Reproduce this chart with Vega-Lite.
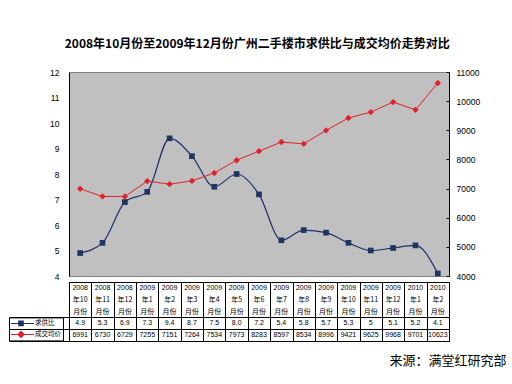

+---+

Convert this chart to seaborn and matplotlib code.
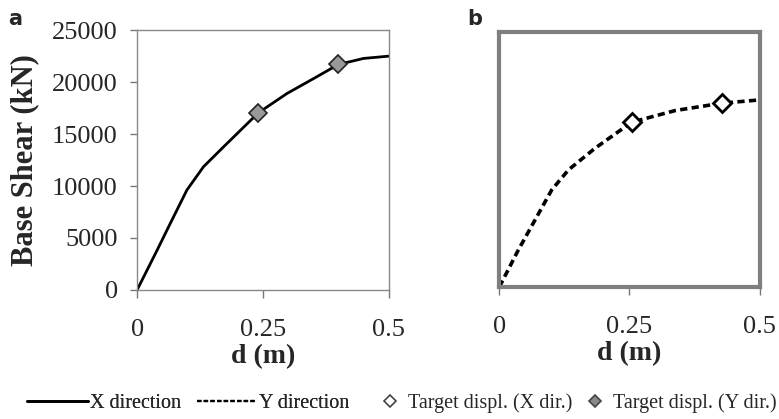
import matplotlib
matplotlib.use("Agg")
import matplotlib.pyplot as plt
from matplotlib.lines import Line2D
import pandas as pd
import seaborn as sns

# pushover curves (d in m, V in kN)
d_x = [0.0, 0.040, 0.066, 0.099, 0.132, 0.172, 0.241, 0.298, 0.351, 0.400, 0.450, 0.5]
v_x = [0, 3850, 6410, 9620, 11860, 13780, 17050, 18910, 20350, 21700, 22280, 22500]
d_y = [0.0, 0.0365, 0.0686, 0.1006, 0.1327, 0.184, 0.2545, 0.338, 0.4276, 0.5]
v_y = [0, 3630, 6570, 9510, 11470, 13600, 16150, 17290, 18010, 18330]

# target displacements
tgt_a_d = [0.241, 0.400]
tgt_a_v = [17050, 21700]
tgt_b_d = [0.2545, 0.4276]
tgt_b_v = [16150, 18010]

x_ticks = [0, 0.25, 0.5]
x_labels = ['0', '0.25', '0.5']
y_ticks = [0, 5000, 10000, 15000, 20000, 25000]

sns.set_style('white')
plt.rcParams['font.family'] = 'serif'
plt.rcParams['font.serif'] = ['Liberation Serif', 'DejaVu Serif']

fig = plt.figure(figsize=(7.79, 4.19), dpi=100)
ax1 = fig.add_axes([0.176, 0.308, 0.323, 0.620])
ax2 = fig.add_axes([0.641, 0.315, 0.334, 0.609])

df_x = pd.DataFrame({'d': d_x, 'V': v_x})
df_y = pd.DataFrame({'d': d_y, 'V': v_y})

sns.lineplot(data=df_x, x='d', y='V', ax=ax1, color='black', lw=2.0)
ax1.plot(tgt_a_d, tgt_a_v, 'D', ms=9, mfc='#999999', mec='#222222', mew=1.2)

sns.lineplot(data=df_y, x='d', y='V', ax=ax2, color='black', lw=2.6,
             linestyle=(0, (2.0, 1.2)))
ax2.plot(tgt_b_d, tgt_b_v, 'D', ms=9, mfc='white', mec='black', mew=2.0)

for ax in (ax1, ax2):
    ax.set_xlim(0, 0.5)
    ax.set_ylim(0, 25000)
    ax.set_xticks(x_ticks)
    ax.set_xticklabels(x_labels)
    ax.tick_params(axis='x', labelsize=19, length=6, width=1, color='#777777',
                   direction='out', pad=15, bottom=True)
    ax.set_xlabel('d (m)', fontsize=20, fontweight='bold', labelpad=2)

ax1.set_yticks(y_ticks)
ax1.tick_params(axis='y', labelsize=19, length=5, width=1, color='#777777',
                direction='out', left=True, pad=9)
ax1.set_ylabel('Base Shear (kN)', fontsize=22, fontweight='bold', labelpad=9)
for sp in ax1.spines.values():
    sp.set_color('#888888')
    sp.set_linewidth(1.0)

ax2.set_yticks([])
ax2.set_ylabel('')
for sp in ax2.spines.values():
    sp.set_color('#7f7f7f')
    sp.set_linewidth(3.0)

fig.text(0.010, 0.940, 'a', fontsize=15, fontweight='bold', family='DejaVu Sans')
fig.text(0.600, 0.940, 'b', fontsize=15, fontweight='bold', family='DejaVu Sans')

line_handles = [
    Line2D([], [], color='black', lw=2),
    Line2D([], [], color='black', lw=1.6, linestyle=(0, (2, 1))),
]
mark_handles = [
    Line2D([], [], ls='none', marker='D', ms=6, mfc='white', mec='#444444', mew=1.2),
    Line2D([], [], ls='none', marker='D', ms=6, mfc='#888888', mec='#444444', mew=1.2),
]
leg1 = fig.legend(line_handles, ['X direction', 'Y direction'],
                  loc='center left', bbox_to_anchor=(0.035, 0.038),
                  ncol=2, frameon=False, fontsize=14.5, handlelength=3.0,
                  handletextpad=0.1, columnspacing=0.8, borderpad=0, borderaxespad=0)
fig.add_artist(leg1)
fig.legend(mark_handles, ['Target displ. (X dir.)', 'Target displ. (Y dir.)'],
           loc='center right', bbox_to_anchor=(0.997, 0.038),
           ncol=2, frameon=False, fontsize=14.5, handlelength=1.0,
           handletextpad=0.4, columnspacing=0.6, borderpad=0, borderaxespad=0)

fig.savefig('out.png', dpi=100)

+---+

→ Work instructions
Using the data above, print only the lines starting at the one with "Convert this chart" and ending at the one with "import seaborn as sns", exactly as they stand, minus the pictures.

→ Final answer
Convert this chart to seaborn and matplotlib code.
import matplotlib
matplotlib.use("Agg")
import matplotlib.pyplot as plt
from matplotlib.lines import Line2D
import pandas as pd
import seaborn as sns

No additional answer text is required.